12. The power supply system of claim 11, wherein the power supply module further comprises a power supply, a circuit board, a first power supply board, and a second power supply board; the power supply, the first power supply board and the second power supply board are secured to the circuit board; the power supply supplies the direct current voltage, the first power supply board is electronically connected to the positive terminal, and the second power supply board is electronically connected to the negative terminal.

13. The power supply system of claim 12, wherein the power supply utilizes a parallel redundant power supply mode to transfer an alternating current voltage to the direct current voltage.

14. The power supply system of claim 11, wherein the plurality of connectors are lined on the second assistant bus-bar, and a distance between each two adjacent of the plurality of connectors is equal.

15. The power supply system of claim 11, wherein an insulating layer is secured to each side surface of each of the first main bus-bar, the second main bus-bar, the first assistant bus-bar and the second assistant bus-bar.

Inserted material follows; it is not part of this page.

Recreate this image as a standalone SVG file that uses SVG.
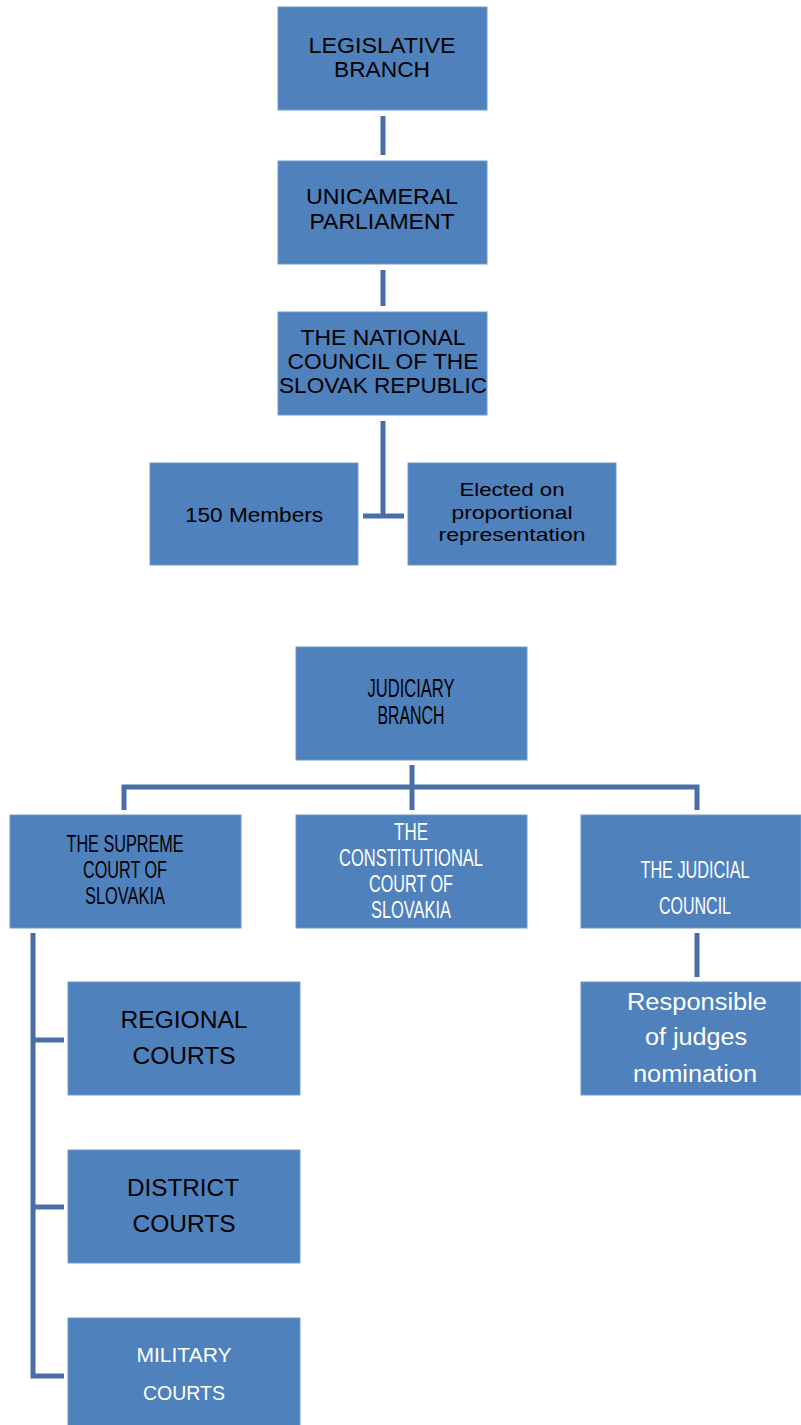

16. The power supply system of claim 11, wherein the first main bus-bar defines a first connecting hole, the second main bus-bar defines a second connecting hole, and the first connecting hole is aligned with the second connecting hole; the first main bus-bar is secured to the second main bus-bar through the first connecting hole and the second connecting hole; and an insulating cushion is secured to an inner surface of each of the first main bus-bar and the second main bus-bar.

17. The power supply system of claim 12, wherein the first main bus-bar comprises a first body, a first guiding piece, and a first locking piece; the first guiding piece and the first locking piece are located on two opposite sides of the first body; and the first guiding piece and the first locking piece extend from two adjacent edges of the first body.

18. The power supply system of claim 17, wherein the second main bus-bar comprises a second body, a second guiding piece, and a second locking piece; the second guiding piece is located on a first side of the second body, and the second locking piece is located on a second side of the second body that is opposite to the first side; the second guiding piece extends from a first edge of the second body, and the second locking piece extends from a second edges of the second body that is adjacent to the first edge; an extending direction of the second locking piece is same as that of the first locking piece; and an extending direction of the second guiding piece is opposite to that of the first guiding piece.

19. The power supply system of claim 18, wherein the assistant bus-bar module further comprises a positioning piece; the first main bus-bar defines a first cutout, and the second main bus-bar defines a second cutout; the first guiding piece is secured to the second assistant bus-bar and the positioning piece, the second guiding piece is secured to the positioning piece through the first cutout and the second cutout, and the first assistant bus-bar is located between the positioning piece and the second assistant bus-bar.

20. The power supply system of claim 18, wherein the first locking piece is electronically connected to the first power supply board, and the second locking piece is electronically connected to the second power supply board.